The rhythmic thumping of a monstrous digger at the quarry two miles away. My father hollers from his front porch to come look at a mole.
A restless wind turns over leaves and passes through the house, as if searching for something it can’t find so far from the tropics.
A downy woodpecker lands on the dead elm, his black-and-white feathers against the barkless trunk as startling and dramatic as a totem pole.
A violently shaking black walnut branch passes its affliction to an adjacent locust: gray squirrel with an unripe walnut between its teeth.
The rain-drenched soapwort petals are showing a faint wash of pink. Is that any way to age? Evening primrose leaves have turned barn-red.

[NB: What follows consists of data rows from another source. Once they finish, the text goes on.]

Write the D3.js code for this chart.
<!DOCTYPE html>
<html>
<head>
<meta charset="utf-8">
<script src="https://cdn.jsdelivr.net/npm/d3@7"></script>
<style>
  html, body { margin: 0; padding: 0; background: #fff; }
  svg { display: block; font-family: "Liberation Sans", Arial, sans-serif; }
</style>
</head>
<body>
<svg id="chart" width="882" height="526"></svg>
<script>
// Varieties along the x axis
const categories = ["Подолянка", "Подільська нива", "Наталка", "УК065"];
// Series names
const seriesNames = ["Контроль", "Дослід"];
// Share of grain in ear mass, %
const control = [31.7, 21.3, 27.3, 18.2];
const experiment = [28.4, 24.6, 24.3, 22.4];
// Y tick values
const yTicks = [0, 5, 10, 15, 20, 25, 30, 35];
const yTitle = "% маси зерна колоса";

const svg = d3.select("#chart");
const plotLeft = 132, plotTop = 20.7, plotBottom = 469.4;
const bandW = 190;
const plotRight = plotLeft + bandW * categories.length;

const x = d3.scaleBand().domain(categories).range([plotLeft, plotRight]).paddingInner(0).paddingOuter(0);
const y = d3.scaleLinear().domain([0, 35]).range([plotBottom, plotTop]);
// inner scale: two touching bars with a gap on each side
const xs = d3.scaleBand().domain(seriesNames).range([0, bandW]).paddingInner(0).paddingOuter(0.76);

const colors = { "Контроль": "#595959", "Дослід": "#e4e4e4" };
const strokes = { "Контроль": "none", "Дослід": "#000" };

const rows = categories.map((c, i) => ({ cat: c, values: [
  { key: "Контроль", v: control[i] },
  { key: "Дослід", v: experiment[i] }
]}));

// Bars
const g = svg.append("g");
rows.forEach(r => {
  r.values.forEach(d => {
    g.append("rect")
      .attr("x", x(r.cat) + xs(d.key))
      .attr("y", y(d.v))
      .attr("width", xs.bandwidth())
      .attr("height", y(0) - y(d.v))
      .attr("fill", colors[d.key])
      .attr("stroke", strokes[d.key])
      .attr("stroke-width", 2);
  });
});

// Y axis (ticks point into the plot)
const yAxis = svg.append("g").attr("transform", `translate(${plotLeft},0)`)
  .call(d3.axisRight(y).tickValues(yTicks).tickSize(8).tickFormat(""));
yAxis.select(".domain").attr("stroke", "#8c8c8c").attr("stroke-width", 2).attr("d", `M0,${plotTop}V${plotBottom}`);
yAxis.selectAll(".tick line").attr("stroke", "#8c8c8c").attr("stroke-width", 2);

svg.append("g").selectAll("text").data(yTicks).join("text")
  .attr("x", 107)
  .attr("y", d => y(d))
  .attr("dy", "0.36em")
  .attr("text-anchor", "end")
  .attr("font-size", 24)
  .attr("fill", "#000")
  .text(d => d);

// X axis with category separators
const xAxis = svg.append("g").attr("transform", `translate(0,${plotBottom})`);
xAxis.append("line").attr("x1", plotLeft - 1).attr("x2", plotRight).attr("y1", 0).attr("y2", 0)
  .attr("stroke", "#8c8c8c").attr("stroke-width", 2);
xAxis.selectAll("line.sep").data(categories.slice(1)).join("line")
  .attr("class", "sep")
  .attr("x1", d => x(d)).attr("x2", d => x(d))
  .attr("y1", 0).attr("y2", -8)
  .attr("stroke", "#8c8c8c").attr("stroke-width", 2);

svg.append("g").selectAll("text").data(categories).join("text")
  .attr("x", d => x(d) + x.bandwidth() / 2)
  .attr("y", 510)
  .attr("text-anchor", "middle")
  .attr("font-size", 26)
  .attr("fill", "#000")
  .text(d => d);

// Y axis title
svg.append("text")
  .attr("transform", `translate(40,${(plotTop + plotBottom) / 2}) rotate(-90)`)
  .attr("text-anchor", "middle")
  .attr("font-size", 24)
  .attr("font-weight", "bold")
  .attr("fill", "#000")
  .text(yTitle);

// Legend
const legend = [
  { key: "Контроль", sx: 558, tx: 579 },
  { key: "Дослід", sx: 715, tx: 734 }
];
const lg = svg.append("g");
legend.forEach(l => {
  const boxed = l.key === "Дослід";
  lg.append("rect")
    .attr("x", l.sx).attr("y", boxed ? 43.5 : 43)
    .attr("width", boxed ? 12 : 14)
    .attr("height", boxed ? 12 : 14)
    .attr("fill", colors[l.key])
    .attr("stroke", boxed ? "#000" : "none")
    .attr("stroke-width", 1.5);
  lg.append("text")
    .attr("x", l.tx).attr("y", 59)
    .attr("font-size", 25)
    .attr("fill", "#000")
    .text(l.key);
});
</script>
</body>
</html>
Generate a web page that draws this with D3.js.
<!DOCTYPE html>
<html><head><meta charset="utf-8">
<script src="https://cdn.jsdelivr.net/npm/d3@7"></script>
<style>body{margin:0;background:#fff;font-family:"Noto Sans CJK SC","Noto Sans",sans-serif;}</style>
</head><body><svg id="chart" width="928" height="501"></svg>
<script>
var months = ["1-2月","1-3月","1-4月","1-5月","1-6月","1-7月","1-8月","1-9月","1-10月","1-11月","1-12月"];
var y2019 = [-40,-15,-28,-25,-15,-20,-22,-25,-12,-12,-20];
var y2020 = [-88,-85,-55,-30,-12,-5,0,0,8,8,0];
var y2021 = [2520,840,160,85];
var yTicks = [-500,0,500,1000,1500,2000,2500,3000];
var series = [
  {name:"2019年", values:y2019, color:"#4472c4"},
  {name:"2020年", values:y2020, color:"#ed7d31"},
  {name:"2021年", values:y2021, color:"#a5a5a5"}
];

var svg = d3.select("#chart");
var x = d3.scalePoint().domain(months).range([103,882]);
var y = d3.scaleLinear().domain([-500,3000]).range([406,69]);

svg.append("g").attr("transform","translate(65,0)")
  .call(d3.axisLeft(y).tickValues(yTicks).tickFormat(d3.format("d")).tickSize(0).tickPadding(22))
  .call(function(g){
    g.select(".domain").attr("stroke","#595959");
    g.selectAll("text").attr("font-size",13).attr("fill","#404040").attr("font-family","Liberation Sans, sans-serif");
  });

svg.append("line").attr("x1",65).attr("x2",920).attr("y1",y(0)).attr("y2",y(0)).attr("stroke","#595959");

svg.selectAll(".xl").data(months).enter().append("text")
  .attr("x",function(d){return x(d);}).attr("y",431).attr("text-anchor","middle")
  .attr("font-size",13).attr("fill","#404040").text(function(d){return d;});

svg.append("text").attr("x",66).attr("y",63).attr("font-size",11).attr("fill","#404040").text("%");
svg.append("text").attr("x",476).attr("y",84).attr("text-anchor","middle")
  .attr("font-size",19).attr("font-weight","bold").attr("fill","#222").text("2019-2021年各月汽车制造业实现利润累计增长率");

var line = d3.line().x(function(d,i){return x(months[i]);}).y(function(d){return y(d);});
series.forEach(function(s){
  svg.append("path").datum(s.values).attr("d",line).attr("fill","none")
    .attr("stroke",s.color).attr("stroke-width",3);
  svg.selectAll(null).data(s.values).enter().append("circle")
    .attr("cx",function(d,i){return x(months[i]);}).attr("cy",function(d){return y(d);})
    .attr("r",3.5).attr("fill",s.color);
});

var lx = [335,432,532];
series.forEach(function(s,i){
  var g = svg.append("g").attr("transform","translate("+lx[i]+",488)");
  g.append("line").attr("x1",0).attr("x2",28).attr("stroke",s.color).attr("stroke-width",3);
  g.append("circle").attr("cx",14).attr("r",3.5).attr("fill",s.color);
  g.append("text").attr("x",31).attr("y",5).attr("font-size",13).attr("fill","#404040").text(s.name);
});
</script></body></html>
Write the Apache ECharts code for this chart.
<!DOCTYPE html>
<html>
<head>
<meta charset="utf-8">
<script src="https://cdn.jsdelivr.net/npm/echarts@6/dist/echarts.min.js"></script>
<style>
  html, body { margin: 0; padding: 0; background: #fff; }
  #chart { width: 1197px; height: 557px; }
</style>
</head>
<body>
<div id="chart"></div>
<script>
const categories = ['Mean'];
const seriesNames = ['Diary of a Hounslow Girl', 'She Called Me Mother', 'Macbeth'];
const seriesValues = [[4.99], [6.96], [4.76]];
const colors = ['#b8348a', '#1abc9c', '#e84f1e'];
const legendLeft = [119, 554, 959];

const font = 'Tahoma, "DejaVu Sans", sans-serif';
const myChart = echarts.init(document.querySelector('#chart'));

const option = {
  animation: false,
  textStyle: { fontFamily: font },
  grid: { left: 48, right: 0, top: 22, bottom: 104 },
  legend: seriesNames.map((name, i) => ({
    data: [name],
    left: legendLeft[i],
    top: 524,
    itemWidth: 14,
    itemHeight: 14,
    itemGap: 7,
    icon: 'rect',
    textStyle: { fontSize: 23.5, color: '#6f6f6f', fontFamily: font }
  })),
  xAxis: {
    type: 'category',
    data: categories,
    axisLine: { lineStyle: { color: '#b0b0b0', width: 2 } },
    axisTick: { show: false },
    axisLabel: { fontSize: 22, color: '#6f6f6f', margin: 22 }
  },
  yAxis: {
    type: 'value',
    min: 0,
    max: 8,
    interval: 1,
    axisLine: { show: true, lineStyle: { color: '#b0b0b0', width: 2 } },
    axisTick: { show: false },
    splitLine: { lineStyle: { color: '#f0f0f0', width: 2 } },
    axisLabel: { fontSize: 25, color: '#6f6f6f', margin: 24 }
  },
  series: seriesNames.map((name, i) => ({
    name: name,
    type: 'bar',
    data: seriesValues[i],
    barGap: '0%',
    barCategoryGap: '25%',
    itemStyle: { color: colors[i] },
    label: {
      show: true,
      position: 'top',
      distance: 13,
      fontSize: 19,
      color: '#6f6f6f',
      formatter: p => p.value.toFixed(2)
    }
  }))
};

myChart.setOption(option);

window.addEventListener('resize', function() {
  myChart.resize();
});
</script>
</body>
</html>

A Carolina wren rattles in the rain gutter, perching on the rim — its own feeding trough — and bobs up and down on its backward knees.
Even on such a cold morning, a faint hush of crickets. A cicada starts up: less a whine than a loud whisper. The slow chant of a vireo.
A plane drags its cross-shaped shadow over the ridge, loud as an evangelist. A few clouds. Half a moon abandoned in the center of the sky.
A dark shield bug’s luminous green underside imparts a faint glow to its patch of column. Its antennae tremble violently when I draw near.
A catbird scolds a feral cat: harsh, descending Nos. Slick with dew, the lanceolate leaves of goldenrod shimmer in the sun like green fish.
A buck in velvet, his coat already turning gray, startles up out of the grass. A hungry hummingbird presses her bill to the metal flamingo.
A black ant sways and staggers. A white caterpillar turns and begins to descend the white column, as if finally convinced it’s not a tree.
A male and female goldfinch glean seeds from a tall bull thistle. She eats in silence while he in his loud yellow suit chatters on and on.